Again: thanks for commenting.

dh said...

Hi Theo,

'Bodhi' is the root word that 'Buddha' comes from. It does indeed mean awakening! I'll write something up over the weekend for you.Essentially Tibetan yoga is also refered too as 'Bodhi' because it deals with 'awakening' the inner energies of the body and the subsequent transmutation of those energies to a much higher and permernant frequency. Briefly put, in our Shaolin practices we seek to awaken the inner Chi and then transmute it into an energy that reflects a higher state of consciousness. Confused? I wouldn't blame you-lol Don't worry, I'll try and explain clearly soon!

victoria.lambert said...

Can I ask an ignorant question?
Why is the title Going to the dogs?

Theo Huffman said...

I wondered if the joke was going to go over anyone's head.

Hints:

Look at the picture illustrating this posting, then look at the pictures depicting rite number five of the Five Tibetans. What's that posture called in Hatha yoga?

A little bird told me you're considering taking up this practice. Is that true?

victoria.lambert said...

I don't know much (in fact nothin' :( ) about Hatha yoga (yet).
So what came to my mind was NOT a yoga posture. (embarassed smile)


Yes, I'm considering it, but I'm kinda not well right now, so this little bird friend of mine told me to take it slowly, and it will be fine. :))

Sorry for being so not-well-informed, I will try to catch up! ;)

Theo Huffman said...

No need to apologize for not knowing something. To be honest, I don't know much about hatha yoga either. I do know the names of lots of postures, and I've done a few of them, but I'm no expert.

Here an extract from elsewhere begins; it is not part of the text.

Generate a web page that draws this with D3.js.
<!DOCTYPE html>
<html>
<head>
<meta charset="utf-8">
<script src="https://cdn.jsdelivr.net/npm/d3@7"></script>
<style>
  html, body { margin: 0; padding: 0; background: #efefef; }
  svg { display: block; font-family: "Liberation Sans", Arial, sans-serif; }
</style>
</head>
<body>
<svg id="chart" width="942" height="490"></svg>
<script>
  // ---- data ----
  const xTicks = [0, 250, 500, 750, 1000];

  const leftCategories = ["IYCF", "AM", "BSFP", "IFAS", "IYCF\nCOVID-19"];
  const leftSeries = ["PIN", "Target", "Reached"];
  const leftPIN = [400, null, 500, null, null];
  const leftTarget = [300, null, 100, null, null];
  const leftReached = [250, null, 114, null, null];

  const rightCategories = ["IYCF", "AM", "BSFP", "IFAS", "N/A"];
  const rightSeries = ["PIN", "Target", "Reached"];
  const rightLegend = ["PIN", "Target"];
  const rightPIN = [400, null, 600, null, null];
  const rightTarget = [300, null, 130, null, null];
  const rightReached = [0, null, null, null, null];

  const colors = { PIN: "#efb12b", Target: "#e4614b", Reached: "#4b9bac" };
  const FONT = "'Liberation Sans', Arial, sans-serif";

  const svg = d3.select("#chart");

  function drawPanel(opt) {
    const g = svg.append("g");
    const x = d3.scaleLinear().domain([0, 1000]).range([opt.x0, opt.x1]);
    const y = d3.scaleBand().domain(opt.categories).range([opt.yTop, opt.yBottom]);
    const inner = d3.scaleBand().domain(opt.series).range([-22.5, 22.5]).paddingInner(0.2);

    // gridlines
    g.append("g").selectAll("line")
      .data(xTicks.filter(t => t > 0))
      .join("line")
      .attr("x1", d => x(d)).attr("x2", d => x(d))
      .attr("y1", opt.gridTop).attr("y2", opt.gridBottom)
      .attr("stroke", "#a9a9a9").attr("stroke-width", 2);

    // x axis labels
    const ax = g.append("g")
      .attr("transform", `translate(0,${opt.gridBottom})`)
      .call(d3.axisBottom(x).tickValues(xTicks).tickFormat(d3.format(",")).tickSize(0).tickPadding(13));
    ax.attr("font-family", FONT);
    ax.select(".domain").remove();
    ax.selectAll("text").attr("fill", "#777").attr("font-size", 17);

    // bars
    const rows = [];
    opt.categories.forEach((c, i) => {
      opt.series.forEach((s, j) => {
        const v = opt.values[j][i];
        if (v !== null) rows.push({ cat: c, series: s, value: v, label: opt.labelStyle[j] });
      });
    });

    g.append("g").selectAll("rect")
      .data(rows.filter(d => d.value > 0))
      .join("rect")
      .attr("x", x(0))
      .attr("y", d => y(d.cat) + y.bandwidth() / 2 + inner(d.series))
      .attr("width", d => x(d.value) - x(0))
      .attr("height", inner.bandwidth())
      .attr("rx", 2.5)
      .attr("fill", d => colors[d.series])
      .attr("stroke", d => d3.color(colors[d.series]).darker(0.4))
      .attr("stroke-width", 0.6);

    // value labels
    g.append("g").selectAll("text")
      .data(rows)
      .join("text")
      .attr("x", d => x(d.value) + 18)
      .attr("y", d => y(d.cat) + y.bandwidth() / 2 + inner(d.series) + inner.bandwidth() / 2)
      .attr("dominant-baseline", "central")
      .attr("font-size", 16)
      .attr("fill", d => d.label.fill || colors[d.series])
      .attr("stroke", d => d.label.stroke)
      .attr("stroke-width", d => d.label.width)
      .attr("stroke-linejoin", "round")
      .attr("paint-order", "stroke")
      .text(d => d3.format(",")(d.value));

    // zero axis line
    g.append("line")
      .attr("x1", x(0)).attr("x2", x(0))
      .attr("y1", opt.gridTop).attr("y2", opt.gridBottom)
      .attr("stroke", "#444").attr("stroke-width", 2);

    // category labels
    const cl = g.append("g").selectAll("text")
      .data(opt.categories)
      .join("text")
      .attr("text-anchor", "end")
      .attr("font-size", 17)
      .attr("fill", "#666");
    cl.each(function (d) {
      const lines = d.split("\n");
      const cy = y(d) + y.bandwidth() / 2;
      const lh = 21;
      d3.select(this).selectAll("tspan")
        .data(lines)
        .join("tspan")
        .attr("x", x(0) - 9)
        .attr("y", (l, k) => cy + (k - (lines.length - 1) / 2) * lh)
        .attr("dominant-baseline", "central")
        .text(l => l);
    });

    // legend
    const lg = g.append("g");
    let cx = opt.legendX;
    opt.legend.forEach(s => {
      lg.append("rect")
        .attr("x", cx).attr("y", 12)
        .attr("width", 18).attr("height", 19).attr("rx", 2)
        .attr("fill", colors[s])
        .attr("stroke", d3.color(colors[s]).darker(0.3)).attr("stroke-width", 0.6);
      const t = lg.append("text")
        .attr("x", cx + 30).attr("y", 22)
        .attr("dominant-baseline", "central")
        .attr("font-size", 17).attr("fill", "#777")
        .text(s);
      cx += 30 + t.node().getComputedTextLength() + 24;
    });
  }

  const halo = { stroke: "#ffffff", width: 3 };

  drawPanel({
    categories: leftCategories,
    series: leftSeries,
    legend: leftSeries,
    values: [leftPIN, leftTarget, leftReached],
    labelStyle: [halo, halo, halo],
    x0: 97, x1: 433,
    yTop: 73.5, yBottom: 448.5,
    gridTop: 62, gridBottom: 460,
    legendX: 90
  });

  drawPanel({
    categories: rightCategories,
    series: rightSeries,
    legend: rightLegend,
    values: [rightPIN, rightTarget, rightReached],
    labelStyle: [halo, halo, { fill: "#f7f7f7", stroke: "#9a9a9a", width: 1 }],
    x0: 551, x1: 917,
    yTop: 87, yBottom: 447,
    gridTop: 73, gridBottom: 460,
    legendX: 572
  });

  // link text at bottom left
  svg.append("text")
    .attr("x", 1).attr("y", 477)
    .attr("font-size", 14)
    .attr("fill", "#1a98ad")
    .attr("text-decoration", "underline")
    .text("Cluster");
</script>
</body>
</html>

Regarding the fact that what came to mind for you was NOT a yoga posture: I'm sure glad now I had second thoughts about entitling the posting Doin' the Dog Tibetan Style. I can just hear the search engines sniffing that one out! We wouldn't want anyone thinking this is a porno blog.

victoria.lambert said...

:DD

Anonymous said...

The Five Tibetans is a great sequence of yoga positions! I've never done that particular grouping, but think it would work quite nicely. I think the man in the video has slightly poor posture in his "downward facing dog" though! Otherwise, it's nice that people put things of that nature on the Internet...maybe it will persuade someone to try yoga, huh?

Henitsirk said...

The Internet is pretty oracular: many years ago I was surfing around, trying to find something else to do with my life other than working in the health insurance industry. Suddenly I thought of something I had read in Utne Reader magazine even more years before, about something called Waldorf education. I Googled it, and lo and behold, there was a teacher training center about 10 miles from my house! I've been involved with Waldorf and anthroposophy since then. What was guiding me that day?